Cette « Note de lecture » vous invite à vous procurer l’ouvrage, à le lire, afin de pouvoir voter pour le livre de votre choix, parmi les « bons livres » proposés par la Conférence.
Régine et Guy Ringwald, La Bataille d’Osorno
Éditions Temps Présent/ Golias – octobre 2020 – 290 p. – 19 €
La Bataille d’Osorno renvoie au combat mené par des laïcs dans la ville d’Osorno, au sud du Chili, en 2015. Ils refusaient la nomination de Mgr Juan Barros dans leur diocèse, au point de troubler la cérémonie d’installation et d’occuper la cathédrale.
Comment était-on arrivé à cette situation explosive ? Il faut revenir en arrière, au temps de la dictature de Pinochet, à l’époque où Fernando Karadima était le curé charismatique de la paroisse d’un quartier huppé de Santiago, El Bosque, fréquentée par des étudiants et des séminaristes. Ce curé s’était livré, pendant de nombreuses années, à des abus de pouvoir et des abus sexuels. Juan Barros avait été témoin de ces agissements et les avait couverts. Dans les années 2004-2006, plusieurs plaintes sont déposées contre Karadima à l’archevêché. En 2010, au cours d’une émission télévisée, trois victimes, Juan Carlos Cruz, Jose Andres Murillo et James Hamilton, dénoncent publiquement les agressions dont ils ont été victimes dans leur jeunesse.
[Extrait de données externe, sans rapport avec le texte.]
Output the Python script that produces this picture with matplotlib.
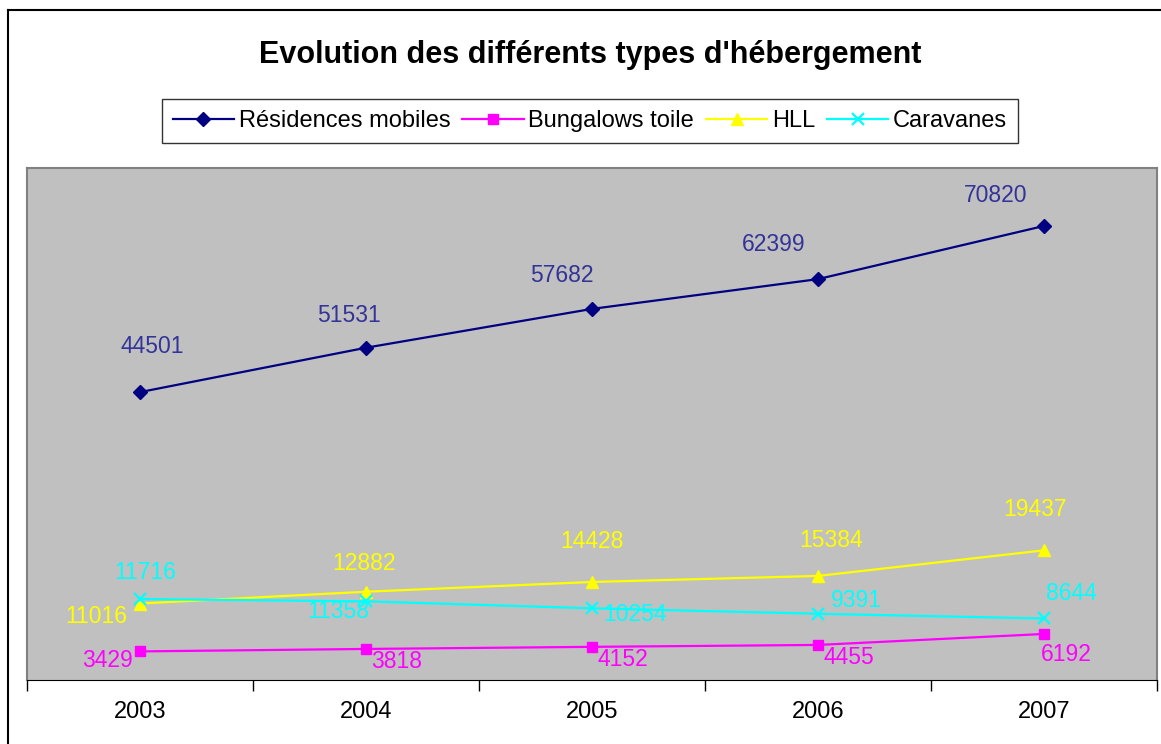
import numpy as np
import matplotlib.pyplot as plt
from matplotlib.lines import Line2D

years = ['2003', '2004', '2005', '2006', '2007']
residences = [44501, 51531, 57682, 62399, 70820]
bungalows = [3429, 3818, 4152, 4455, 6192]
hll = [11016, 12882, 14428, 15384, 19437]
caravanes = [11716, 11358, 10254, 9391, 8644]

# label offsets in pixels (dx, dy), dy positive = up
off_res = [(12, 46), (-17, 32), (-30, 33), (-44, 35), (-48, 30)]
off_bun = [(-33, -9), (31, -13), (31, -13), (31, -13), (22, -21)]
off_hll = [(-44, -13), (-2, 28), (0, 40), (13, 35), (-9, 41)]
off_car = [(5, 27), (-28, -10), (43, -6), (38, 13), (27, 25)]

plt.rcParams['font.family'] = ['Liberation Sans', 'DejaVu Sans']

fig = plt.figure(figsize=(11.61, 7.44), dpi=100)
ax = fig.add_axes([27/1161, 1-680/744, 1130/1161, 512/744])
ax.set_facecolor('#C0C0C0')

x = np.arange(len(years))
series = [
    ('Résidences mobiles', residences, '#000080', 'D', 7, '#333399', off_res),
    ('Bungalows toile', bungalows, '#FF00FF', 's', 7, '#FF00FF', off_bun),
    ('HLL', hll, '#FFFF00', '^', 9, '#FFFF00', off_hll),
    ('Caravanes', caravanes, '#00FFFF', 'x', 9, '#00FFFF', off_car),
]
for name, vals, col, mk, ms, lcol, offs in series:
    ax.plot(x, vals, color=col, marker=mk, markersize=ms, lw=1.6,
            markeredgewidth=1.6 if mk == 'x' else 1, label=name)
    for xi, v, (dx, dy) in zip(x, vals, offs):
        ax.annotate(str(v), (xi, v), xytext=(dx, dy), textcoords='offset pixels',
                    ha='center', va='center', color=lcol, fontsize=16.5)

ax.set_xlim(-0.5, 4.5)
ax.set_ylim(-1100, 80000)
ax.set_yticks([])
ax.set_xticks(np.arange(-0.5, 5, 1))
ax.set_xticklabels([])
ax.set_xticks(x, minor=True)
ax.set_xticklabels(years, minor=True, fontsize=17)
ax.tick_params(axis='x', which='major', length=8, width=1, direction='out')
ax.tick_params(axis='x', which='minor', length=0, pad=15)
for side in ['top', 'left', 'right']:
    ax.spines[side].set_color('#808080')
    ax.spines[side].set_linewidth(1.5)
ax.spines['bottom'].set_color('black')

fig.text(590/1161, 1-55/744, "Evolution des différents types d'hébergement",
         ha='center', va='center', fontsize=22, fontweight='bold')

leg = fig.legend(loc='center', bbox_to_anchor=(590/1161, 1-121/744), ncol=4,
                 fontsize=17, frameon=True, fancybox=False, edgecolor='black',
                 handlelength=2.6, handletextpad=0.2, columnspacing=0.5,
                 borderpad=0.45)
leg.get_frame().set_linewidth(1)

fig.add_artist(Line2D([8/1161, 8/1161], [0, 1-10/744], color='black', lw=1.5))
fig.add_artist(Line2D([8/1161, 1], [1-10/744, 1-10/744], color='black', lw=1.5))

fig.savefig('out.png', dpi=100)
C’est le début d’un processus qui verra la chute de Karadima, malgré les protections dont il bénéficiait au sein de la hiérarchie.
On se souvient du voyage du pape François au Chili, en janvier 2018. Le pape avait ostensiblement soutenu l’évêque Juan Barros. La tension était forte entre, d’un côté, la quasi-totalité de l’épiscopat, et de l’autre, les victimes de Karadima et des laïcs dénonçant un cléricalisme outrancier. Pour finir, le pape avait envoyé au Chili un émissaire, Mgr Charles Scicluna, archevêque de Malte, puis, à l’issue de cette mission, convoqué à Rome l’ensemble des évêques chiliens qui lui avaient remis collectivement leur démission. Huit d’entre eux, dont Barros, n’avaient pas été rétablis dans leur fonction.
Les auteurs, Régine et Guy Ringwald, ont mené une enquête très précise, datant les faits, collectant les témoignages, citant des extraits de la presse de l’époque. C’est un excellent travail journalistique. L’histoire va bien au-delà des frontières du Chili ; elle a connu un retentissement important en Occident, au moment où la justice des pays d’Europe reconnaissait de très nombreuses agressions sexuelles, longtemps impunies, et identifiait leurs liens avec le cléricalisme et son emprise sur les personnes. Le livre met en lumière l’influence déterminante du nonce dans la nomination des évêques – à l’époque Angelo Sodano, futur secrétaire d’État de Jean-Paul II – et pointe du doigt les services de la Curie, qui transmettent au pape des informations parcellaires, voire biaisées. Enfin les auteurs interrogent la place et l’action des laïcs : en janvier 2019 des laïcs chiliens se sont réunis en un synode autoconvoqué et autogéré pour promouvoir un changement de la structure de pouvoir dans l’Église. Ce sont donc des questions de fond abordées ici, qui dépassent largement le cas concret des victimes de Karadima et des opposants à Juan Barros. Un livre important, qui fait date.